Histoire d’être sûr que l’on parle de la même chose, définissons ce qu’est une interface utilisateur. Une interface utilisateur est composée de deux mots : interface et utilisateur.

Une interface est un moyen de faire communiquer deux éléments disjoints. Une personne peut par exemple faire office d’interface : un technicien de hotline fait l’interface entre les clients et les développeurs en remontant des problèmes. En informatique, une API est une interface entre une application cliente et les traitements serveurs.

Un utilisateur, maintenant, est une personne qui utilise un service ou un appareil. Par exemple, les utilisateurs de la carte bancaire. En informatique, c’est la personne qui utilise le logiciel/site web.

L’interface utilisateur est donc le moyen de faire communiquer des utilisateurs avec un produit final. C’est ce qui va permettre à l’utilisateur d’utiliser le produit.

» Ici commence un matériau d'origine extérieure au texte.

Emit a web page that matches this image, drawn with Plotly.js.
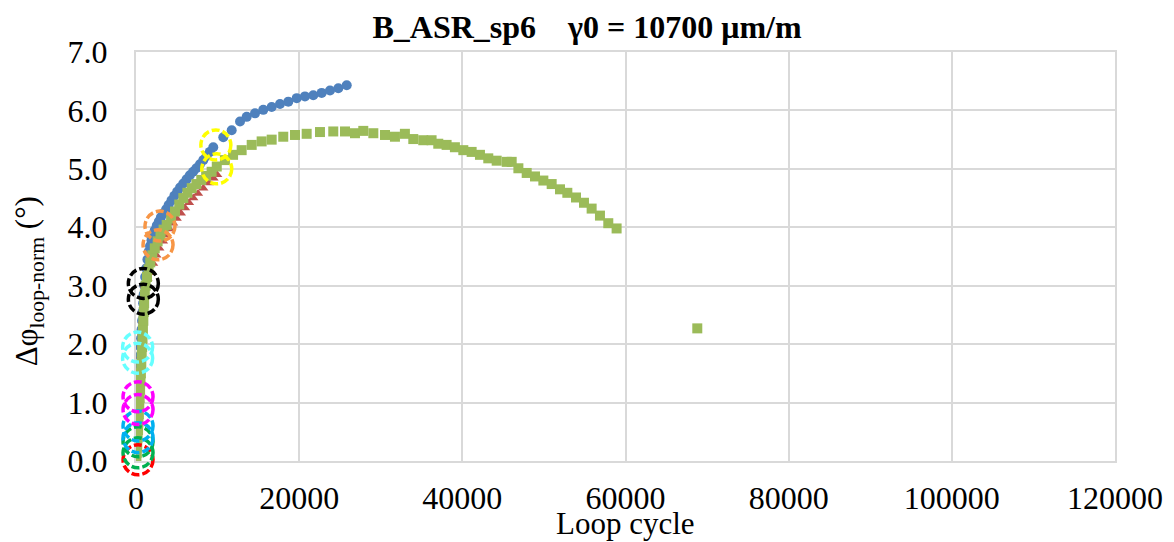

Tout simplement.

Pourquoi est-ce important de disposer d’une bonne interface utilisateur ?

L’interface utilisateur est ce qui fait la jonction entre l’utilisateur et le produit. Mais après tout, on peut se dire que c’est le produit derrière qui est le plus important et que l’interface n’est qu’un moyen, non ? Pourquoi y passer autant de temps, sinon plus, que le produit ?

Tout simplement parce que, vos utilisateurs, ils ne verront que l’interface. Ils n’auront accès qu’à elle, ce sera leur seul point d’entrée. Et ce sera la seule chose qu’ils retiendront. Ils se moquent de savoir si derrière c’est un système Java, C++ ou NodeJs. Ce qui compte pour eux, c’est de réussir à l’utiliser. Et s’ils n’y arrivent pas, ils rejetteront votre produit, aussi bon soit-il.

J’ai eu l’occasion de travailler il y a quelques années sur un produit qui gérait des fichiers sous Linux. Sauf que le seul moyen de l’utiliser, c’était de lancer des scripts bash via une commande ssh sur un serveur dédié et de lire les résultats dans des fichiers texte. C’était très puissant mais pas vraiment le genre de produit que pourrait utiliser le quidam lambda !

Interface en ligne de commande

Un bel exemple d'interface inutilisable pour le commun des mortels - @Michael Stapelberg - Wikimedia Commons - CC BY-SA 3.0

Il ne faut donc surtout pas négliger ce point. Sur deux produits similaires, ce sera quasiment toujours celui avec la meilleure interface utilisateur qui gagnera, même si celui-ci est un peu moins performant.

Mais, en fin de compte, une interface utilisateur, ce ne sont que des composants et de jolies couleurs, non ?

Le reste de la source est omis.